-- RECORDS TO USE start --

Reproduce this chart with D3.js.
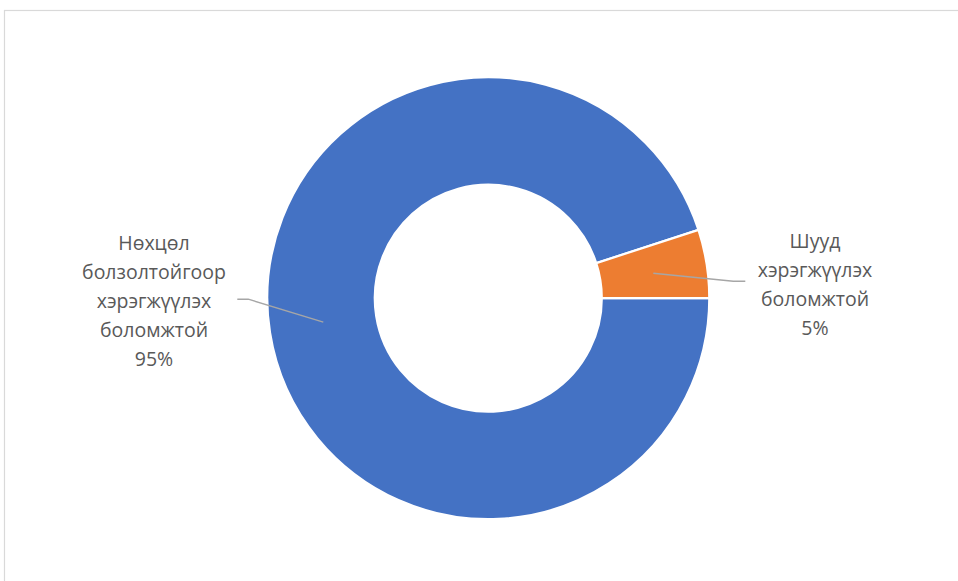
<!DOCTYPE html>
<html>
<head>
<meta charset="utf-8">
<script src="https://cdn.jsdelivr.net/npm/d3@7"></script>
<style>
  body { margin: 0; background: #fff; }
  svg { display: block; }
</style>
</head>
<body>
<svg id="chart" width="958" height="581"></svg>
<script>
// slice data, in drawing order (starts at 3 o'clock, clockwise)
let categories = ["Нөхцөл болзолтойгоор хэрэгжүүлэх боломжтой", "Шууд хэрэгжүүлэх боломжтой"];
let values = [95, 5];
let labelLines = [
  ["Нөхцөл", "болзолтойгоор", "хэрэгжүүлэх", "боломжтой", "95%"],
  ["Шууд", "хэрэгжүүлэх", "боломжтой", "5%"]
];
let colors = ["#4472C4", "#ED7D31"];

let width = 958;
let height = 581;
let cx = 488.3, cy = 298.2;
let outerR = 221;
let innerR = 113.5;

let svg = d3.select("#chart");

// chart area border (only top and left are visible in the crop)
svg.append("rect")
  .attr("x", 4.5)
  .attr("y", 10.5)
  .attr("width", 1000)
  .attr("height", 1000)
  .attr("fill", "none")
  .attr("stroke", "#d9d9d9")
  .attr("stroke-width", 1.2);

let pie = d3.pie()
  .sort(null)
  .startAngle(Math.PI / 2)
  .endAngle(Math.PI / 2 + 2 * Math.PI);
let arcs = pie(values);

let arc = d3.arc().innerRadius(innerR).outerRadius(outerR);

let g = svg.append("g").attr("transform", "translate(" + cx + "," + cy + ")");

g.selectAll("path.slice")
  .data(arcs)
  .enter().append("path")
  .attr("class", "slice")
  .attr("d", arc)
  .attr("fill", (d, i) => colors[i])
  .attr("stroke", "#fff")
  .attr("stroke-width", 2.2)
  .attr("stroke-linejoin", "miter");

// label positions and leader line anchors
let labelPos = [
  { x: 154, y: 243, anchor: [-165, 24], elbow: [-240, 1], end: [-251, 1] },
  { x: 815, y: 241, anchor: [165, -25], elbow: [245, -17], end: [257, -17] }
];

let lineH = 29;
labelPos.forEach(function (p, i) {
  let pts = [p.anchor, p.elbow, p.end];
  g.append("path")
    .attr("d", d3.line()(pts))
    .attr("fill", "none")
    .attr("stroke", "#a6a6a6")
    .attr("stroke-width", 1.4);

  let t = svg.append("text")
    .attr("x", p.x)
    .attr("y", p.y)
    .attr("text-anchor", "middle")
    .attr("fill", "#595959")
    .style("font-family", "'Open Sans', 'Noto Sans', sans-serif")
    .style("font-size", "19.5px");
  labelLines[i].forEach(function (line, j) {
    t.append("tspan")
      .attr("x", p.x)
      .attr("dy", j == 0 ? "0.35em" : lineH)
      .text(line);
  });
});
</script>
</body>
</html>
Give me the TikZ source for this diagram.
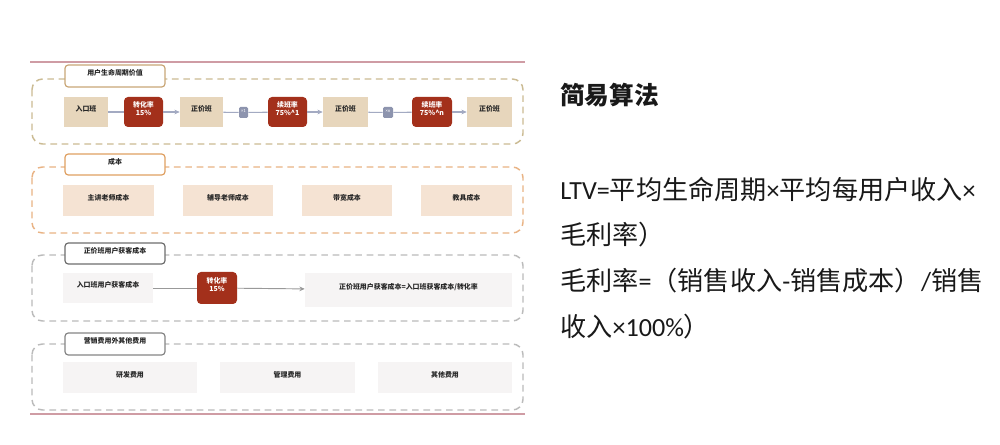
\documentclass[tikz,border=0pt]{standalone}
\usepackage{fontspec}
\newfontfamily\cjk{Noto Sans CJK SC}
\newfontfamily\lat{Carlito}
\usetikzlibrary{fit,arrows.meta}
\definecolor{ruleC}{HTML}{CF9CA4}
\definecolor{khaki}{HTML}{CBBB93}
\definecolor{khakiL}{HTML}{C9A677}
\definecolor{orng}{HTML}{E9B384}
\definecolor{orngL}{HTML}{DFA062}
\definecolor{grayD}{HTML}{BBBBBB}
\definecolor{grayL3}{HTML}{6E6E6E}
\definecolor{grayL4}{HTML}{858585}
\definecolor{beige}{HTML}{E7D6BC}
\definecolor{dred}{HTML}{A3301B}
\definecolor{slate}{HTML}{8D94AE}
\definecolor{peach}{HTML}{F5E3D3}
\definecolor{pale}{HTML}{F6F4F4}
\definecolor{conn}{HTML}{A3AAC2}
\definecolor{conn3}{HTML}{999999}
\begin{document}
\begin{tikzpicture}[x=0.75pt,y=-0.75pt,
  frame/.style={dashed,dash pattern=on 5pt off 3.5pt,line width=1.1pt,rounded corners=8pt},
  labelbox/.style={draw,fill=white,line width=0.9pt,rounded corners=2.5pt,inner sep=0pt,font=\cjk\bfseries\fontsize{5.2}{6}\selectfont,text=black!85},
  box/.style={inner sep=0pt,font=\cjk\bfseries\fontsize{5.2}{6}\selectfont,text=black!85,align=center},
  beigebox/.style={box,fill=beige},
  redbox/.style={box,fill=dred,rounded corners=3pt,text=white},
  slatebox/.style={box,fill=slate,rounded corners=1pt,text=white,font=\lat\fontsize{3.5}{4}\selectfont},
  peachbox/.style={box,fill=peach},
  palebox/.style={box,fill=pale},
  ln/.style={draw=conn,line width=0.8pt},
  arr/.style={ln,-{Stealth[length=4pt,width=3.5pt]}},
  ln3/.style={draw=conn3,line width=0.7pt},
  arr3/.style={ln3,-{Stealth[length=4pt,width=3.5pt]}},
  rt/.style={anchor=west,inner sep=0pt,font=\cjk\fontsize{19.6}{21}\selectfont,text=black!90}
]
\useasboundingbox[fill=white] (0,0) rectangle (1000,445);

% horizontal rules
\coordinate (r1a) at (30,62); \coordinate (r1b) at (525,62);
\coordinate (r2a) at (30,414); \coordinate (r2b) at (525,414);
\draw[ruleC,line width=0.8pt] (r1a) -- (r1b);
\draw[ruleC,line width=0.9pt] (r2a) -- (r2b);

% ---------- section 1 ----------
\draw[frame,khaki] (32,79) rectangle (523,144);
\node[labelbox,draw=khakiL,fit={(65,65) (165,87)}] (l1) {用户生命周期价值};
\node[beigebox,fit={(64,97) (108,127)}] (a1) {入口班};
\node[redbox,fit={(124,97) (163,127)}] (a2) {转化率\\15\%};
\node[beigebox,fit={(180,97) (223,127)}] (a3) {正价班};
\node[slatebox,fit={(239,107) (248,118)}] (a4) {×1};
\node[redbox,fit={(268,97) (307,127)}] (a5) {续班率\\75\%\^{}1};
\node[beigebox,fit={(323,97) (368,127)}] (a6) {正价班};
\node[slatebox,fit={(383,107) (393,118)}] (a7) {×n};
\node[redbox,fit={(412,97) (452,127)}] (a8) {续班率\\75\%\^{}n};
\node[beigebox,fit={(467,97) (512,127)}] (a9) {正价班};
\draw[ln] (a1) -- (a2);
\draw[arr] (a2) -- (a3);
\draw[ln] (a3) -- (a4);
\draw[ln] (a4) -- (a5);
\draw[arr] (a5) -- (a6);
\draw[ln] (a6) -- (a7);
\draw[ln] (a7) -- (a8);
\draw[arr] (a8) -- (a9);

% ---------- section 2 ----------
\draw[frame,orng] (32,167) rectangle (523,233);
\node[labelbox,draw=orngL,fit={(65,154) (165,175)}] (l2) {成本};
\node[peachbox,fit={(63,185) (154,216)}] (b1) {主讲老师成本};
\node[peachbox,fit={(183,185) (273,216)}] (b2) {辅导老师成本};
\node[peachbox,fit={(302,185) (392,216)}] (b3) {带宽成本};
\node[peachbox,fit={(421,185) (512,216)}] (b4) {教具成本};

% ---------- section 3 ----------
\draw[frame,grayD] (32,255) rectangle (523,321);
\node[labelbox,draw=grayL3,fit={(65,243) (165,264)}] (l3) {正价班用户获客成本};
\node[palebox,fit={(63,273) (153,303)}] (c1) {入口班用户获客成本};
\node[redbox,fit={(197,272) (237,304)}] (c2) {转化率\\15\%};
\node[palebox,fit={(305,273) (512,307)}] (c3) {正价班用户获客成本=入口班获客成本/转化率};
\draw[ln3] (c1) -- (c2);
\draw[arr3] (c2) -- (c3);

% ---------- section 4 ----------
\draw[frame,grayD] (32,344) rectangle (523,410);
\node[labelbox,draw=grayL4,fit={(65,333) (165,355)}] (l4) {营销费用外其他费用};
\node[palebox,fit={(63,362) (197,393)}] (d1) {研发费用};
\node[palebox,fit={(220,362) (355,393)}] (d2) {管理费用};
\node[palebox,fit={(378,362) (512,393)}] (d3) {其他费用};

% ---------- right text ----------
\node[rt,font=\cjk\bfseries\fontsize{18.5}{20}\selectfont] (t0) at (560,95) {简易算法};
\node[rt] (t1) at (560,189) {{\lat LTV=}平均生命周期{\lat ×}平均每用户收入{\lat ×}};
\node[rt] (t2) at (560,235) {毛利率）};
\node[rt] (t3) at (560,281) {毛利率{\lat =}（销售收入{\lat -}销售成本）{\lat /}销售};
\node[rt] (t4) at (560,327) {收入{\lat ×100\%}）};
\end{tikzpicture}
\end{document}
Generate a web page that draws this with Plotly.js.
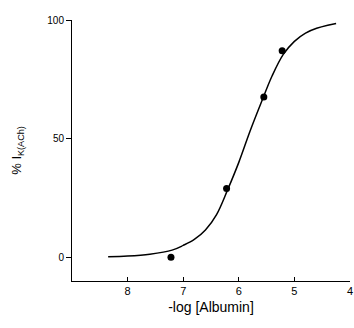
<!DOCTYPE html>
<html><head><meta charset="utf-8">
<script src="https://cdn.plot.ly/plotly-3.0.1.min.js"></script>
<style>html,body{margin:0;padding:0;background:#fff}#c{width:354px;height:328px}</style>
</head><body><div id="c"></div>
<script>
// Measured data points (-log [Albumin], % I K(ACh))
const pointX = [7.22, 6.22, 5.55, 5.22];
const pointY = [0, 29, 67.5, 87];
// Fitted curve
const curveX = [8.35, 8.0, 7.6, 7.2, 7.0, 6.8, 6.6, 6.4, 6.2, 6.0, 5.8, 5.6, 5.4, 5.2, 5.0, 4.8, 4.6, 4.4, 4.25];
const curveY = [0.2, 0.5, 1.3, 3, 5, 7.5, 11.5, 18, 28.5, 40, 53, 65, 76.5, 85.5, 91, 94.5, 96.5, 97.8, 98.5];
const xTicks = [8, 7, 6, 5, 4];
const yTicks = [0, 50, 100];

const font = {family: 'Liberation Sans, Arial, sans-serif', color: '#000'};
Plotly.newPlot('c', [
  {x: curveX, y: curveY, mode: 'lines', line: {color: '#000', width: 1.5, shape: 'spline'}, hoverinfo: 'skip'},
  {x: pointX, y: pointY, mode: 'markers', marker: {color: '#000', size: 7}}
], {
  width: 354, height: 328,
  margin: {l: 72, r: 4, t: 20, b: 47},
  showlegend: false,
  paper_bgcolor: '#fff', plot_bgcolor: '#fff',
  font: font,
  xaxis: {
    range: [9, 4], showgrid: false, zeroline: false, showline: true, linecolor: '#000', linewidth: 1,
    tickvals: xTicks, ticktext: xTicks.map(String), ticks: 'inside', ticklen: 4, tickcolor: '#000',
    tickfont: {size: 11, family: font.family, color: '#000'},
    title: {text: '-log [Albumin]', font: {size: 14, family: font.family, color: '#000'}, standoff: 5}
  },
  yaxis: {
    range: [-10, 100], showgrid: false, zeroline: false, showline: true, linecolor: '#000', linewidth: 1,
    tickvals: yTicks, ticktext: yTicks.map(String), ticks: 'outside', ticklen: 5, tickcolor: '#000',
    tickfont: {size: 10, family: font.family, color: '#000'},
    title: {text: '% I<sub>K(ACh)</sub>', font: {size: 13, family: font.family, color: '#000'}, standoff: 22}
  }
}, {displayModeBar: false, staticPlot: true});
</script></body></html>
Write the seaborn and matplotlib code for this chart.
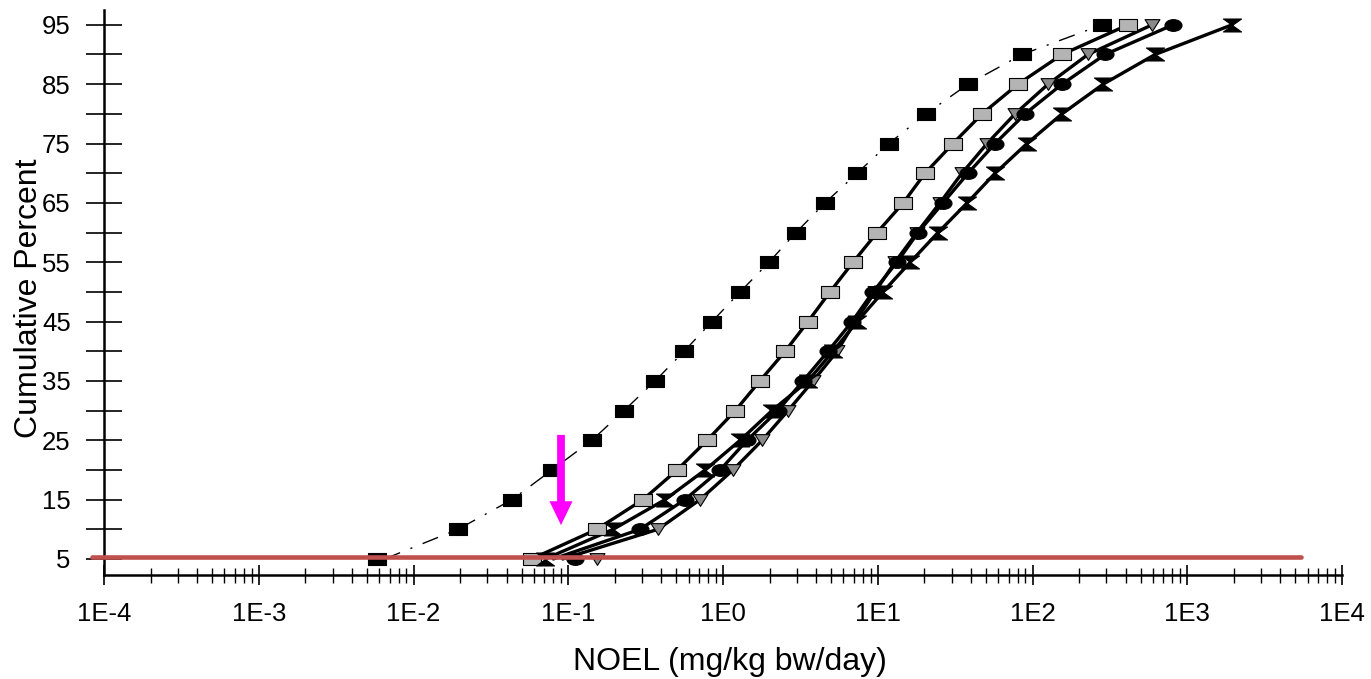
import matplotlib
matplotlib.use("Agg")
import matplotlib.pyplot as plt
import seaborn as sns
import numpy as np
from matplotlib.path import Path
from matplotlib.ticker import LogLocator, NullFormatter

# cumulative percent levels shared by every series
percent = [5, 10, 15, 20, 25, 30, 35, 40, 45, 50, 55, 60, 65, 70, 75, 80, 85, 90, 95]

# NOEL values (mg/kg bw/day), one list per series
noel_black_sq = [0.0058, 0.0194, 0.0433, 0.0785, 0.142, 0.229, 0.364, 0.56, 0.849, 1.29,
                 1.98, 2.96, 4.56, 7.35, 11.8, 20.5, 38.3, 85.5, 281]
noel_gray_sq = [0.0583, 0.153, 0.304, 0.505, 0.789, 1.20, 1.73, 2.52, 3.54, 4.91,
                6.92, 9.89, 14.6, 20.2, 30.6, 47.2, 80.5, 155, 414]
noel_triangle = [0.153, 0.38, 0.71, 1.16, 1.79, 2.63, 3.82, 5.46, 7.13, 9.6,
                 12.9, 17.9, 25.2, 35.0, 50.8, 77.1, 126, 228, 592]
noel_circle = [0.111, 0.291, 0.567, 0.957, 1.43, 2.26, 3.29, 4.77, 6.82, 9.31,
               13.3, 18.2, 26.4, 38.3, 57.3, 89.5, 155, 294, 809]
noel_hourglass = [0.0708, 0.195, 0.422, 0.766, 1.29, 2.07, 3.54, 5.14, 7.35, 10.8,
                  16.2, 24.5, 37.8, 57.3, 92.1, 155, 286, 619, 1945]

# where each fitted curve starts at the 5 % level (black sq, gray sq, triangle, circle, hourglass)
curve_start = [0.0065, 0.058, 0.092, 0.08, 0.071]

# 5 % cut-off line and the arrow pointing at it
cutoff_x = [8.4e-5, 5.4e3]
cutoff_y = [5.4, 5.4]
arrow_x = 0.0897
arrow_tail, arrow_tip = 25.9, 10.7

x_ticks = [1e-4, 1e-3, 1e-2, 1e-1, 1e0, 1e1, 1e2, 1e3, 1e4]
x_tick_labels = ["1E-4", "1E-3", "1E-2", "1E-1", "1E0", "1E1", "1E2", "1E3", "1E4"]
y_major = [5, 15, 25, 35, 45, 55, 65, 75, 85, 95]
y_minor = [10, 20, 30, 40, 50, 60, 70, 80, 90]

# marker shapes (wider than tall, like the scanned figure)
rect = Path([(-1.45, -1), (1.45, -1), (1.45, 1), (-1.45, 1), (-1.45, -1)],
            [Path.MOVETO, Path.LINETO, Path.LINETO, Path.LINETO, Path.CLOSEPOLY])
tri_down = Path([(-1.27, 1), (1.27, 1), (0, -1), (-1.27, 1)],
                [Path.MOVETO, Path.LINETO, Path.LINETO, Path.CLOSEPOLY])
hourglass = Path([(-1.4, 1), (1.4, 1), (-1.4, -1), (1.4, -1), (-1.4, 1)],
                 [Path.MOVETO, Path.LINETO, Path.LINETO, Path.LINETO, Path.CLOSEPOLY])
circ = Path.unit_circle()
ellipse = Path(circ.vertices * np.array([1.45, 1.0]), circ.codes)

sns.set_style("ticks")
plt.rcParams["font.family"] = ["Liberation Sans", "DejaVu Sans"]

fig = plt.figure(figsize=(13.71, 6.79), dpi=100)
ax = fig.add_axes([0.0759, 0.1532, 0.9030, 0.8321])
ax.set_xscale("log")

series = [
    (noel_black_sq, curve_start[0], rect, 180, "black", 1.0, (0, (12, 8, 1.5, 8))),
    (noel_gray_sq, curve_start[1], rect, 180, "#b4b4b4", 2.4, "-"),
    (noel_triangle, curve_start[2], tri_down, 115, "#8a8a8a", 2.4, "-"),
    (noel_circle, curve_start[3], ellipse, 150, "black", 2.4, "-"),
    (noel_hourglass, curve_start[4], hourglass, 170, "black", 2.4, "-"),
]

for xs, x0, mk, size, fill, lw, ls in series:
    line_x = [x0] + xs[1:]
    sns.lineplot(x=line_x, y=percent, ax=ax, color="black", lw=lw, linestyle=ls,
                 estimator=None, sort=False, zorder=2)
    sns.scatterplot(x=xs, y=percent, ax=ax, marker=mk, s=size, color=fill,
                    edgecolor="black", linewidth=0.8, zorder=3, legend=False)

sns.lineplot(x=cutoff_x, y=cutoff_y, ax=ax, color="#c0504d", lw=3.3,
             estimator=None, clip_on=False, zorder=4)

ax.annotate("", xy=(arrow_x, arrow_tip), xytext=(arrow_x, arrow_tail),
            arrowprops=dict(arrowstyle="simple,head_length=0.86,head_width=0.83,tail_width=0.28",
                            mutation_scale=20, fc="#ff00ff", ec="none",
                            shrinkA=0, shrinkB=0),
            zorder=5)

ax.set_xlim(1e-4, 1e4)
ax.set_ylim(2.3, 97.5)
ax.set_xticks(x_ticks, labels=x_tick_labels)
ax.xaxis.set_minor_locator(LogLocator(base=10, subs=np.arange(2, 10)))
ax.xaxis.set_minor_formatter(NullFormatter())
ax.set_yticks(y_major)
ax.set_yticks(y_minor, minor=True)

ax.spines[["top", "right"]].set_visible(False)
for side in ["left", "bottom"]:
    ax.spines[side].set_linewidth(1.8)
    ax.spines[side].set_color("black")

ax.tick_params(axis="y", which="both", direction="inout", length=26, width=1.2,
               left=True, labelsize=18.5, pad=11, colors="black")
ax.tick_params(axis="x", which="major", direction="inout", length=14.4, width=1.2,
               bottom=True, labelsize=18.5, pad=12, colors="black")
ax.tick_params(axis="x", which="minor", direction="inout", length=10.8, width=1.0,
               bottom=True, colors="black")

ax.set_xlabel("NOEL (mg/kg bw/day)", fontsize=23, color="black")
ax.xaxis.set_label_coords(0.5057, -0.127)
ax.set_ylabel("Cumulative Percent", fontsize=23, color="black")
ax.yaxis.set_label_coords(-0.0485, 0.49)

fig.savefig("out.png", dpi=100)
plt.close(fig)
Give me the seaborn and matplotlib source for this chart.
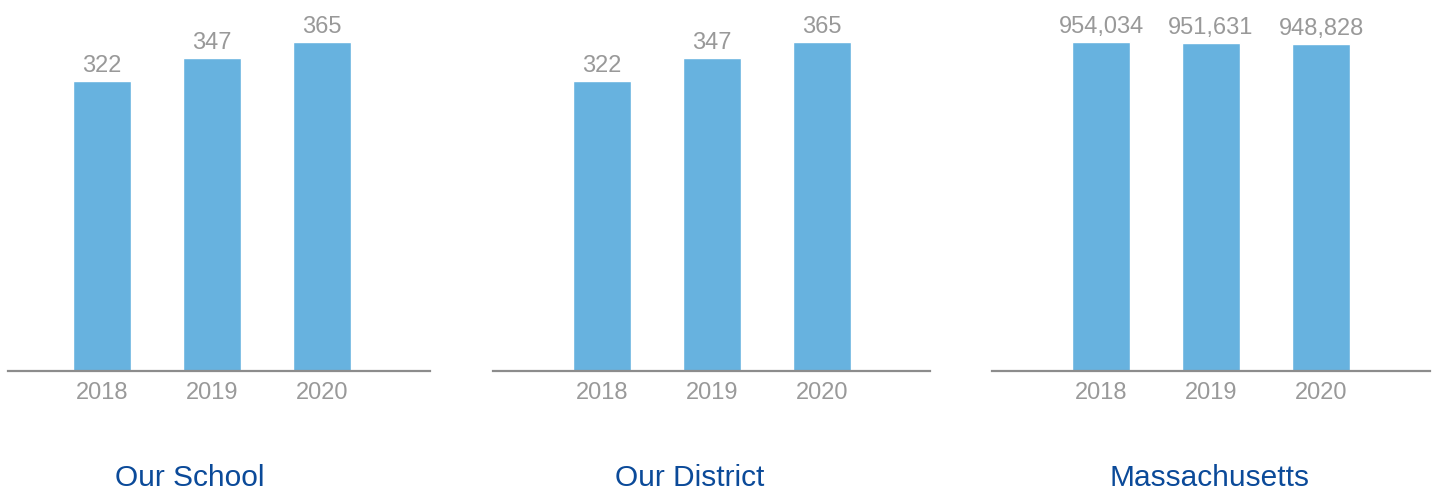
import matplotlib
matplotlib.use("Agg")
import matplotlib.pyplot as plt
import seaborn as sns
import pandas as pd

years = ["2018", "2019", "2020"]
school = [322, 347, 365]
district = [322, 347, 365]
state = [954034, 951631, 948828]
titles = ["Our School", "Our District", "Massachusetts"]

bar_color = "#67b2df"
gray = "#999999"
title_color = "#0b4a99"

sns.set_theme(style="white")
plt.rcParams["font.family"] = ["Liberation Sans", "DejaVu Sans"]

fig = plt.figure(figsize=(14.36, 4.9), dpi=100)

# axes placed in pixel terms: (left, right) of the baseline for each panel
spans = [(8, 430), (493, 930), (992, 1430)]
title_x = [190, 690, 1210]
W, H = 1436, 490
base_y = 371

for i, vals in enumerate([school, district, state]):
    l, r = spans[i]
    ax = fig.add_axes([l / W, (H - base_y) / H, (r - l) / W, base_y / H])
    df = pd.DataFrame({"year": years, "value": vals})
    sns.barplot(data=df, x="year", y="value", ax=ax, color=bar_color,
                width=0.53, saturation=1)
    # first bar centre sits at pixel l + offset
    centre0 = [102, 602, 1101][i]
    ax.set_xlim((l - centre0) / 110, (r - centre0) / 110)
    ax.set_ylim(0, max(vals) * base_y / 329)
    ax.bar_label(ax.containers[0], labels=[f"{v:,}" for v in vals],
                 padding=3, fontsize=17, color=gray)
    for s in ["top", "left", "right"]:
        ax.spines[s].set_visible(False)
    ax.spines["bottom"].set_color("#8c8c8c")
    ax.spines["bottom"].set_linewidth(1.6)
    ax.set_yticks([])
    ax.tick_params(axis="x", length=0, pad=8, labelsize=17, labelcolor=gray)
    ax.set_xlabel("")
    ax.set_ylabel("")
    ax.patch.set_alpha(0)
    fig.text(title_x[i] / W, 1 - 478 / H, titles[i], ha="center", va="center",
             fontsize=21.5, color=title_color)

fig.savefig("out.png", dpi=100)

-- RECORDS TO USE end --

## SET TASK
Your task is to give again, unchanged, the lines from the line that contains "Give me the seaborn" to the end of the records. Include both end lines but no pictures.

## FULL RESPONSE
Give me the seaborn and matplotlib source for this chart.
import matplotlib
matplotlib.use("Agg")
import matplotlib.pyplot as plt
import seaborn as sns
import pandas as pd

years = ["2018", "2019", "2020"]
school = [322, 347, 365]
district = [322, 347, 365]
state = [954034, 951631, 948828]
titles = ["Our School", "Our District", "Massachusetts"]

bar_color = "#67b2df"
gray = "#999999"
title_color = "#0b4a99"

sns.set_theme(style="white")
plt.rcParams["font.family"] = ["Liberation Sans", "DejaVu Sans"]

fig = plt.figure(figsize=(14.36, 4.9), dpi=100)

# axes placed in pixel terms: (left, right) of the baseline for each panel
spans = [(8, 430), (493, 930), (992, 1430)]
title_x = [190, 690, 1210]
W, H = 1436, 490
base_y = 371

for i, vals in enumerate([school, district, state]):
    l, r = spans[i]
    ax = fig.add_axes([l / W, (H - base_y) / H, (r - l) / W, base_y / H])
    df = pd.DataFrame({"year": years, "value": vals})
    sns.barplot(data=df, x="year", y="value", ax=ax, color=bar_color,
                width=0.53, saturation=1)
    # first bar centre sits at pixel l + offset
    centre0 = [102, 602, 1101][i]
    ax.set_xlim((l - centre0) / 110, (r - centre0) / 110)
    ax.set_ylim(0, max(vals) * base_y / 329)
    ax.bar_label(ax.containers[0], labels=[f"{v:,}" for v in vals],
                 padding=3, fontsize=17, color=gray)
    for s in ["top", "left", "right"]:
        ax.spines[s].set_visible(False)
    ax.spines["bottom"].set_color("#8c8c8c")
    ax.spines["bottom"].set_linewidth(1.6)
    ax.set_yticks([])
    ax.tick_params(axis="x", length=0, pad=8, labelsize=17, labelcolor=gray)
    ax.set_xlabel("")
    ax.set_ylabel("")
    ax.patch.set_alpha(0)
    fig.text(title_x[i] / W, 1 - 478 / H, titles[i], ha="center", va="center",
             fontsize=21.5, color=title_color)

fig.savefig("out.png", dpi=100)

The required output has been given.